Creating a virtual tour and stitching together images into a panorama are two very different processes requiring separate software. I highly recommend both PTGui and Autopano as fantastic stitching choices, both are available for trial download. Depending on what software you are using you can now simply drop your images into the stitching program, use the mask function to block out any equipment that has accidentally turned up in shot, then allow the program to stitch the panorama for you. If your images are around centred around the nodal point and have sufficient overlap your software should have little problem matching them into one panorama. You can now export this panorama in JPEG or tiff format as a scene for your Virtual tour.

Post processing

I won’t go too far into post processing as there are hundreds of tutorials online for how to doctor your images and this will vary hugely on what effect you want to create and whether you have used HDR or not. I will say that if you do post process (and you should even if it is just to up the contrast) then keep your images as high quality tiff files all the way up to building your tour, that will keep you from losing any image quality. Once you have finished your post processing you may need to reduce your image size for use with the web, I recommend using Photoshop or GIMP to resize the images into JPEGs of between 0.75 and 2.5 megs (and not more that 5000 pixels wide) depending on whether you value quality over quick loading times.

Building the Tour

There are as many virtual tour building programs out there as stitching ones, some are expensive, some are cheap.

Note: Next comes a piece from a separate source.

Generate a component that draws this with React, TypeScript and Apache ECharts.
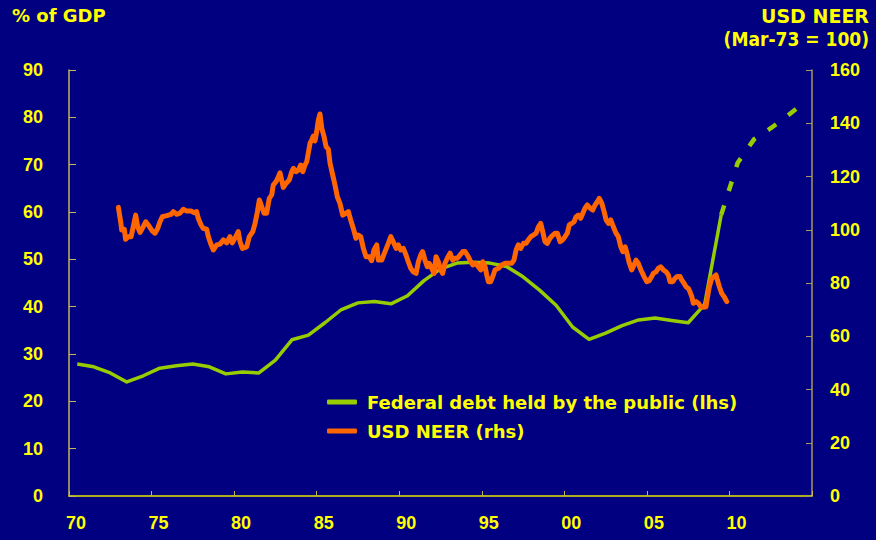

Which one you go with will largely depend on your budget and how much programming knowledge you are prepared to learn. If budget is not an issue and you don’t want to mess around with scripting then Tourweaver is a fantastic “drag and drop” option while those who don’t mind getting their hands dirty might find that Pano2VR is a more appropriate choice. Once you have chosen your software you can choose from a standard ‘skin’ or create your own, drop your scenes into the program and then customise it however you want. Once you are happy with it you can publish it to CD or upload it to your website.